** START SUPPLIED MATERIAL **

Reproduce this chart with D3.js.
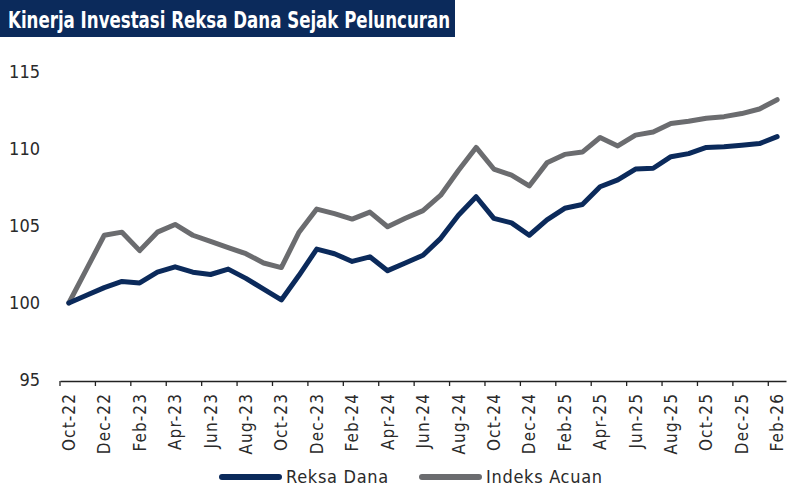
<!DOCTYPE html>
<html>
<head>
<meta charset="utf-8">
<script src="https://cdn.jsdelivr.net/npm/d3@7"></script>
<style>
  body { margin: 0; background: #fff; }
  svg text { font-family: "Liberation Sans Narrow", "DejaVu Sans Condensed", sans-serif; }
</style>
</head>
<body>
<div id="chart"></div>
<script>
const WIDTH  = 800;
const HEIGHT = 488;

const X_LEFT   = 60;
const X_RIGHT  = 786;
const Y_TOP    = 72;
const Y_BOTTOM = 380;

const NAVY = "#0b2a5b";
const GREY = "#6b6c6f";

const MONTHS = [
  "Oct-22", "Nov-22", "Dec-22", "Jan-23", "Feb-23", "Mar-23", "Apr-23", "May-23",
  "Jun-23", "Jul-23", "Aug-23", "Sep-23", "Oct-23", "Nov-23", "Dec-23", "Jan-24",
  "Feb-24", "Mar-24", "Apr-24", "May-24", "Jun-24", "Jul-24", "Aug-24", "Sep-24",
  "Oct-24", "Nov-24", "Dec-24", "Jan-25", "Feb-25", "Mar-25", "Apr-25", "May-25",
  "Jun-25", "Jul-25", "Aug-25", "Sep-25", "Oct-25", "Nov-25", "Dec-25", "Jan-26",
  "Feb-26"
];

const REKSA_DANA = [
  100.0, 100.5, 101.0, 101.4, 101.3, 102.0, 102.35, 102.0, 101.85, 102.2,
  101.6, 100.9, 100.2, 101.8, 103.5, 103.2, 102.7, 103.0, 102.1, 102.6,
  103.1, 104.2, 105.7, 106.9, 105.5, 105.2, 104.4, 105.4, 106.15, 106.4,
  107.55, 108.0, 108.7, 108.75, 109.5, 109.7, 110.1, 110.15, 110.25, 110.35,
  110.8
];

const INDEKS_ACUAN = [
  100.0, 102.2, 104.4, 104.6, 103.4, 104.6, 105.1, 104.4, 104.0, 103.6,
  103.2, 102.6, 102.3, 104.6, 106.1, 105.8, 105.45, 105.9, 104.95, 105.5,
  106.0, 107.0, 108.6, 110.1, 108.7, 108.3, 107.6, 109.1, 109.65, 109.8,
  110.75, 110.2, 110.9, 111.1, 111.65, 111.8, 112.0, 112.1, 112.3, 112.6,
  113.2
];

const Y_TICKS = [95, 100, 105, 110, 115];
const TITLE = "Kinerja Investasi Reksa Dana Sejak Peluncuran";

var svg = d3.select("#chart")
            .append("svg")
            .attr("width", WIDTH)
            .attr("height", HEIGHT);

// title bar
svg.append("rect")
   .attr("x", 0).attr("y", 0)
   .attr("width", 455).attr("height", 37)
   .attr("fill", NAVY);
svg.append("text")
   .attr("x", 8).attr("y", 28)
   .attr("fill", "#fff")
   .attr("font-weight", "bold")
   .attr("font-size", 23)
   .attr("textLength", 442)
   .attr("lengthAdjust", "spacingAndGlyphs")
   .text(TITLE);

var xScale = d3.scaleBand()
               .domain(MONTHS)
               .range([X_LEFT, X_RIGHT]);
var yScale = d3.scaleLinear()
               .domain([95, 115])
               .range([Y_BOTTOM, Y_TOP]);

var half = xScale.bandwidth() / 2;
var labelMonths = MONTHS.filter((m, i) => i % 2 == 0);

// y axis labels only
var yAxis = svg.append("g")
               .attr("transform", "translate(40,0)")
               .call(d3.axisLeft(yScale).tickValues(Y_TICKS).tickSize(0).tickPadding(0));
yAxis.select(".domain").remove();
yAxis.selectAll("text")
     .attr("font-size", 18)
     .attr("fill", "#2a2a2a")
     .style("font-family", "'Liberation Sans Narrow', 'DejaVu Sans Condensed', sans-serif");

// x axis: line + ticks at category boundaries, labels at centres
var xAxis = svg.append("g")
               .attr("transform", "translate(0," + (Y_BOTTOM + 1) + ")")
               .call(d3.axisBottom(xScale).tickValues(labelMonths).tickSize(0).tickSizeOuter(0));
xAxis.select(".domain").attr("stroke", "#222").attr("stroke-width", 1.3);
xAxis.selectAll("text")
     .attr("font-size", 17)
     .attr("fill", "#2a2a2a")
     .attr("letter-spacing", 1.1)
     .attr("text-anchor", "end")
     .attr("transform", "translate(0,12) rotate(-90)")
     .attr("x", 0).attr("y", 0)
     .attr("dy", "0.36em")
     .style("font-family", "'Liberation Sans Narrow', 'DejaVu Sans Condensed', sans-serif");

svg.append("g")
   .selectAll("line")
   .data(labelMonths)
   .enter()
   .append("line")
   .attr("x1", d => xScale(d)).attr("x2", d => xScale(d))
   .attr("y1", Y_BOTTOM + 1).attr("y2", Y_BOTTOM + 6)
   .attr("stroke", "#222")
   .attr("stroke-width", 1.3);

// lines
var line = d3.line()
             .x((d, i) => xScale(MONTHS[i]) + half)
             .y(d => yScale(d));

svg.append("path")
   .datum(INDEKS_ACUAN)
   .attr("d", line)
   .attr("fill", "none")
   .attr("stroke", GREY)
   .attr("stroke-width", 5)
   .attr("stroke-linejoin", "round")
   .attr("stroke-linecap", "round");

svg.append("path")
   .datum(REKSA_DANA)
   .attr("d", line)
   .attr("fill", "none")
   .attr("stroke", NAVY)
   .attr("stroke-width", 5)
   .attr("stroke-linejoin", "round")
   .attr("stroke-linecap", "round");

// legend
var legend = [
  {name: "Reksa Dana",   color: NAVY, x: 222},
  {name: "Indeks Acuan", color: GREY, x: 422}
];
legend.forEach(function(l) {
  svg.append("line")
     .attr("x1", l.x).attr("x2", l.x + 57)
     .attr("y1", 477).attr("y2", 477)
     .attr("stroke", l.color)
     .attr("stroke-width", 6)
     .attr("stroke-linecap", "round");
  svg.append("text")
     .attr("x", l.x + 64).attr("y", 483)
     .attr("font-size", 18)
     .attr("letter-spacing", 0.7)
     .attr("fill", "#2a2a2a")
     .text(l.name);
});
</script>
</body>
</html>
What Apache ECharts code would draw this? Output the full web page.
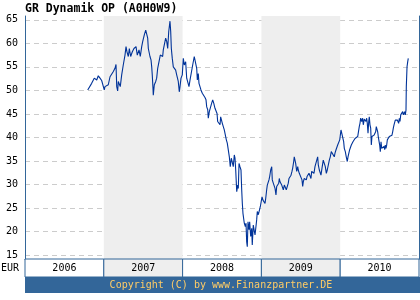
<!DOCTYPE html>
<html><head><meta charset="utf-8">
<script src="https://cdn.jsdelivr.net/npm/echarts@6/dist/echarts.min.js"></script>
<style>html,body{margin:0;padding:0;background:#fff}#c{width:420px;height:300px}</style>
</head><body><div id="c"></div>
<script>
var title = 'GR Dynamik OP (A0H0W9)';
var currency = 'EUR';
var copyright = 'Copyright (C) by www.Finanzpartner.DE';
var years = [2006, 2007, 2008, 2009, 2010];
var shadedYears = [2007, 2009];
var yTicks = [15, 20, 25, 30, 35, 40, 45, 50, 55, 60, 65];
// decimal-year dates and fund prices (EUR)
var dates = [
2006.796,2006.846,2006.879,2006.910,2006.930,2006.952,2006.973,2006.994,2007.006,2007.015,
2007.037,2007.057,2007.079,2007.100,2007.121,2007.142,2007.155,2007.164,2007.176,2007.184,
2007.197,2007.209,2007.227,2007.247,2007.269,2007.282,2007.294,2007.311,2007.324,2007.341,
2007.362,2007.383,2007.396,2007.409,2007.425,2007.447,2007.463,2007.481,2007.494,2007.514,
2007.532,2007.544,2007.557,2007.565,2007.586,2007.599,2007.608,2007.615,2007.624,2007.628,
2007.641,2007.659,2007.671,2007.684,2007.700,2007.717,2007.735,2007.747,2007.755,2007.777,
2007.785,2007.798,2007.811,2007.824,2007.840,2007.849,2007.857,2007.869,2007.882,2007.895,
2007.912,2007.925,2007.938,2007.945,2007.958,2007.967,2007.980,2007.996,2008.009,2008.022,
2008.039,2008.052,2008.065,2008.081,2008.094,2008.115,2008.128,2008.148,2008.166,2008.179,
2008.187,2008.199,2008.208,2008.221,2008.233,2008.250,2008.263,2008.275,2008.284,2008.297,
2008.306,2008.319,2008.326,2008.339,2008.357,2008.369,2008.382,2008.395,2008.411,2008.424,
2008.437,2008.445,2008.462,2008.475,2008.483,2008.496,2008.504,2008.516,2008.529,2008.547,
2008.555,2008.567,2008.580,2008.593,2008.605,2008.618,2008.631,2008.643,2008.656,2008.665,
2008.674,2008.687,2008.699,2008.707,2008.716,2008.728,2008.741,2008.750,2008.758,2008.766,
2008.775,2008.783,2008.796,2008.805,2008.813,2008.821,2008.830,2008.843,2008.851,2008.864,
2008.877,2008.884,2008.897,2008.910,2008.919,2008.931,2008.940,2008.948,2008.961,2008.973,
2008.986,2008.995,2009.008,2009.020,2009.033,2009.046,2009.055,2009.067,2009.075,2009.088,
2009.096,2009.105,2009.118,2009.131,2009.138,2009.151,2009.164,2009.173,2009.185,2009.194,
2009.207,2009.220,2009.227,2009.236,2009.249,2009.258,2009.270,2009.278,2009.291,2009.303,
2009.316,2009.329,2009.341,2009.350,2009.363,2009.376,2009.388,2009.397,2009.410,2009.417,
2009.426,2009.435,2009.448,2009.461,2009.468,2009.481,2009.494,2009.502,2009.515,2009.524,
2009.532,2009.544,2009.557,2009.570,2009.579,2009.591,2009.604,2009.617,2009.629,2009.638,
2009.651,2009.667,2009.680,2009.693,2009.705,2009.714,2009.722,2009.735,2009.744,2009.756,
2009.769,2009.785,2009.798,2009.811,2009.824,2009.836,2009.849,2009.862,2009.874,2009.887,
2009.900,2009.912,2009.925,2009.934,2009.947,2009.959,2009.968,2009.981,2009.994,2010.001,
2010.010,2010.023,2010.035,2010.044,2010.052,2010.065,2010.077,2010.090,2010.099,2010.108,
2010.120,2010.128,2010.141,2010.150,2010.162,2010.175,2010.188,2010.200,2010.209,2010.222,
2010.235,2010.242,2010.251,2010.260,2010.273,2010.285,2010.293,2010.306,2010.315,2010.327,
2010.336,2010.344,2010.353,2010.362,2010.369,2010.378,2010.387,2010.395,2010.403,2010.412,
2010.420,2010.429,2010.438,2010.450,2010.458,2010.467,2010.476,2010.483,2010.492,2010.501,
2010.509,2010.518,2010.527,2010.534,2010.547,2010.556,2010.565,2010.572,2010.581,2010.590,
2010.598,2010.606,2010.615,2010.623,2010.632,2010.641,2010.648,2010.657,2010.666,2010.674,
2010.683,2010.692,2010.699,2010.708,2010.717,2010.725,2010.733,2010.742,2010.750,2010.759,
2010.768,2010.775,2010.784,2010.793,2010.801,2010.810,2010.818,2010.826,2010.835,2010.839,
2010.848,2010.857,2010.860,2010.864
];
var prices = [
50.1,51.5,52.6,52.2,53.1,52.6,52.1,51.9,50.1,50.8,
50.8,51.2,52.9,52.6,54.0,54.7,55.5,50.8,49.9,51.9,
51.5,50.8,53.3,55.4,57.5,59.3,58.2,57.2,58.9,57.2,
58.2,58.9,58.6,59.3,57.5,58.6,57.2,59.3,60.4,61.8,
62.8,62.5,61.1,58.9,57.2,56.5,55.0,53.3,50.5,49.0,
51.2,51.9,52.6,54.7,55.0,57.5,57.9,57.2,58.6,58.9,
61.1,60.4,58.9,62.5,64.7,62.5,58.9,56.8,55.0,54.7,
54.3,53.3,53.3,51.9,49.7,50.8,52.6,53.3,56.8,55.4,
56.1,52.6,52.9,50.8,52.2,52.2,55.4,57.2,56.8,54.7,
52.2,53.6,51.5,51.2,50.1,49.4,49.7,49.0,48.5,48.0,
46.5,45.9,44.1,45.5,45.8,47.3,48.0,47.3,46.2,45.8,
45.1,43.4,43.7,42.7,44.4,44.1,43.0,42.7,41.6,42.0,
39.5,38.8,39.1,35.9,33.8,35.6,35.2,33.8,36.3,35.6,
33.1,28.5,29.9,29.2,34.5,33.8,33.1,28.9,26.0,23.9,
24.3,21.8,21.1,21.8,17.9,16.8,22.1,20.4,22.1,19.0,
20.7,17.2,21.4,21.0,19.3,21.1,22.5,24.3,23.6,23.9,
25.3,25.0,27.4,26.7,26.4,26.0,27.1,28.9,29.9,30.3,
31.0,31.7,33.1,33.8,31.0,30.3,30.6,29.2,27.8,29.6,
29.2,30.3,31.3,30.6,30.6,29.9,29.6,28.9,29.9,29.6,
28.9,29.2,30.3,31.3,31.0,32.0,32.8,33.5,34.9,35.9,
35.2,34.5,32.8,33.8,33.1,32.4,32.8,32.0,31.0,29.6,
30.6,31.3,31.7,31.0,31.7,32.0,32.4,32.2,31.3,32.8,
33.1,32.4,33.8,33.5,34.2,35.9,34.2,33.1,32.8,32.0,
33.5,35.2,34.5,33.8,32.4,33.1,33.5,35.2,35.9,37.0,
37.4,36.7,35.9,36.7,37.4,37.7,38.4,38.8,39.5,39.1,
41.6,42.0,41.3,39.1,37.7,37.0,35.9,34.9,35.9,36.3,
37.4,37.7,38.4,38.0,39.1,39.5,39.8,39.5,39.8,40.2,
40.5,42.3,43.0,44.1,43.4,44.1,42.7,43.9,44.1,43.4,
44.1,43.0,40.9,43.4,44.4,42.7,42.0,38.4,40.2,39.8,
40.2,40.5,40.5,41.2,42.3,42.0,41.2,40.2,40.5,38.4,
37.0,39.1,37.7,38.1,37.4,38.1,37.4,38.4,37.7,38.4,
39.5,39.1,39.5,40.2,39.8,40.5,40.2,40.5,41.2,42.0,
42.7,43.0,43.7,44.1,43.4,43.7,43.4,43.0,44.1,43.4,
44.8,44.4,45.1,45.5,44.8,44.4,45.5,44.8,45.8,50.8,
55.0,56.1,55.8,56.8
];

var MONO = "'DejaVu Sans Mono', 'Liberation Mono', monospace";
var BLUE = '#336699';
var lineData = dates.map(function (d, i) { return [d, prices[i]]; });
var shadeAreas = shadedYears.map(function (y) { return [{ xAxis: y }, { xAxis: y + 1 }]; });
var yearCells = years.map(function (y) {
  return [{ xAxis: y, name: String(y), itemStyle: { color: shadedYears.indexOf(y) >= 0 ? '#eeeeee' : '#ffffff' } }, { xAxis: y + 1 }];
});

var chart = echarts.init(document.getElementById('c'), null, { renderer: 'canvas' });
chart.setOption({
  animation: false,
  backgroundColor: '#ffffff',
  grid: [
    { left: 25, top: 16, width: 394, height: 243 },
    { left: 25, top: 259, width: 394, height: 18 }
  ],
  xAxis: [
    { type: 'value', gridIndex: 0, min: 2006, max: 2011,
      axisLine: { show: true, lineStyle: { color: BLUE, width: 1 } },
      axisTick: { show: false }, axisLabel: { show: false }, splitLine: { show: false } },
    { type: 'value', gridIndex: 1, min: 2006, max: 2011, show: false }
  ],
  yAxis: [
    { type: 'value', gridIndex: 0, min: 14.2, max: 65.8,
      axisLine: { show: true, lineStyle: { color: BLUE, width: 1 } },
      axisTick: { show: false, customValues: yTicks },
      axisLabel: { customValues: yTicks, color: '#000', fontFamily: MONO, fontSize: 10, margin: 7 },
      splitLine: { show: true, lineStyle: { color: '#cccccc', type: [5, 4], width: 1 } } },
    { type: 'value', gridIndex: 0, min: 14.2, max: 65.8, position: 'right',
      axisLine: { show: true, lineStyle: { color: BLUE, width: 1 } },
      axisTick: { show: false }, axisLabel: { show: false }, splitLine: { show: false } },
    { type: 'value', gridIndex: 1, min: 0, max: 1, show: false }
  ],
  series: [
    { type: 'line', xAxisIndex: 0, yAxisIndex: 0, z: -1, data: [], silent: true,
      markArea: { silent: true, itemStyle: { color: '#eeeeee' }, data: shadeAreas } },
    { type: 'line', xAxisIndex: 0, yAxisIndex: 0, data: lineData, showSymbol: false, symbol: 'none',
      lineStyle: { color: '#003399', width: 1.1 }, itemStyle: { color: '#003399' }, silent: true },
    { type: 'line', xAxisIndex: 1, yAxisIndex: 2, data: [], silent: true,
      markArea: { silent: true,
        itemStyle: { borderColor: BLUE, borderWidth: 1 },
        label: { show: true, position: 'inside', color: '#000', fontFamily: MONO, fontSize: 10 },
        data: yearCells } }
  ],
  graphic: [
    { type: 'text', left: 25, top: 3, style: { text: title, font: "bold 11.5px " + MONO, fill: '#000' } },
    { type: 'text', left: 1, top: 263, style: { text: currency, font: "10px " + MONO, fill: '#000' } },
    { type: 'rect', left: 25, top: 277, shape: { width: 395, height: 16 }, style: { fill: BLUE } },
    { type: 'text', x: 221, y: 285, style: { text: copyright, font: "10px " + MONO, fill: '#ffcc66', align: 'center', verticalAlign: 'middle' } }
  ]
});
</script></body></html>
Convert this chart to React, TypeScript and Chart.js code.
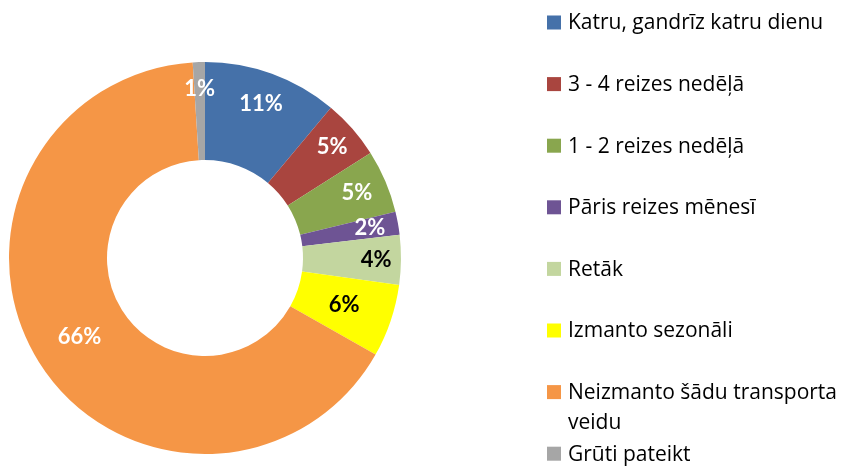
import React, { useEffect, useRef } from "react";
import { Chart, registerables } from "chart.js";

Chart.register(...registerables);

const categories: string[] = [
  "Katru, gandrīz katru dienu",
  "3 - 4 reizes nedēļā",
  "1 - 2 reizes nedēļā",
  "Pāris reizes mēnesī",
  "Retāk",
  "Izmanto sezonāli",
  "Neizmanto šādu transporta veidu",
  "Grūti pateikt",
];

const shares: number[] = [11.1, 4.9, 5.2, 1.9, 4.1, 6.0, 65.8, 1.0];

const valueLabels: string[] = ["11%", "5%", "5%", "2%", "4%", "6%", "66%", "1%"];

const sliceColors: string[] = [
  "#4571A9",
  "#A9453F",
  "#89A64E",
  "#6E5494",
  "#C3D69F",
  "#FFFF00",
  "#F59646",
  "#A6A6A6",
];

const labelColors: string[] = ["#fff", "#fff", "#fff", "#fff", "#000", "#000", "#fff", "#fff"];
const labelRadialFrac: number[] = [0.675, 0.726, 0.685, 0.71, 0.746, 0.5, 0.51, 0.726];

const LABEL_FONT = "Lato, 'Open Sans', sans-serif";
const LEGEND_FONT = "'Open Sans', 'Noto Sans', sans-serif";

const sliceLabelPlugin = {
  id: "sliceLabels",
  afterDatasetsDraw(chart: any) {
    const ctx = chart.ctx;
    const meta = chart.getDatasetMeta(0);
    ctx.save();
    ctx.font = `bold 22px ${LABEL_FONT}`;
    ctx.textAlign = "center";
    ctx.textBaseline = "middle";
    meta.data.forEach((arc: any, i: number) => {
      const p = arc.getProps(["x", "y", "startAngle", "endAngle", "innerRadius", "outerRadius"], true);
      const a = (p.startAngle + p.endAngle) / 2;
      const r = p.innerRadius + labelRadialFrac[i] * (p.outerRadius - p.innerRadius);
      ctx.fillStyle = labelColors[i];
      ctx.fillText(valueLabels[i], p.x + Math.cos(a) * r, p.y + Math.sin(a) * r);
    });
    ctx.restore();
  },
};

const sideLegendPlugin = {
  id: "sideLegend",
  afterDraw(chart: any) {
    const ctx = chart.ctx;
    const markerX = 547;
    const textX = 568;
    const startY = 22.5;
    const step = 61.6;
    const lineH = 30;
    const maxW = chart.width - textX - 2;
    ctx.save();
    ctx.font = `21px ${LEGEND_FONT}`;
    ctx.textBaseline = "middle";
    ctx.textAlign = "left";
    categories.forEach((label, i) => {
      const cy = startY + i * step;
      ctx.fillStyle = sliceColors[i];
      ctx.fillRect(markerX, cy - 7, 14, 14);
      ctx.fillStyle = "#000";
      const words = label.split(" ");
      const lines: string[] = [];
      let cur = "";
      words.forEach((w) => {
        const t = cur ? cur + " " + w : w;
        if (ctx.measureText(t).width > maxW && cur) {
          lines.push(cur);
          cur = w;
        } else cur = t;
      });
      if (cur) lines.push(cur);
      lines.forEach((ln, k) => ctx.fillText(ln, textX, cy + 1 + k * lineH));
    });
    ctx.restore();
  },
};

export default function App() {
  const ref = useRef<HTMLCanvasElement | null>(null);
  useEffect(() => {
    if (!ref.current) return;
    const chart = new Chart(ref.current, {
      type: "doughnut",
      data: {
        labels: categories,
        datasets: [
          {
            data: shares,
            backgroundColor: sliceColors,
            borderWidth: 0,
            hoverOffset: 0,
          },
        ],
      },
      options: {
        responsive: false,
        animation: false,
        cutout: "50%",
        layout: { padding: { left: 9, top: 62, right: 450, bottom: 12 } },
        plugins: {
          legend: { display: false },
          tooltip: { enabled: false },
        },
      },
      plugins: [sliceLabelPlugin, sideLegendPlugin],
    });
    return () => chart.destroy();
  }, []);
  return (
    <div style={{ position: "fixed", left: 0, top: 0, width: 851, height: 466, background: "#fff" }}>
      <canvas ref={ref} width={851} height={466} style={{ display: "block" }} />
    </div>
  );
}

** END SUPPLIED MATERIAL **

▶ [PROBLEM REQUIREMENTS]: Would you reproduce the lines above, from the very first through the line containing "const HEIGHT = 488;", exactly and without the pictures?

▶ [FULL OUTPUT]:
Reproduce this chart with D3.js.
<!DOCTYPE html>
<html>
<head>
<meta charset="utf-8">
<script src="https://cdn.jsdelivr.net/npm/d3@7"></script>
<style>
  body { margin: 0; background: #fff; }
  svg text { font-family: "Liberation Sans Narrow", "DejaVu Sans Condensed", sans-serif; }
</style>
</head>
<body>
<div id="chart"></div>
<script>
const WIDTH  = 800;
const HEIGHT = 488;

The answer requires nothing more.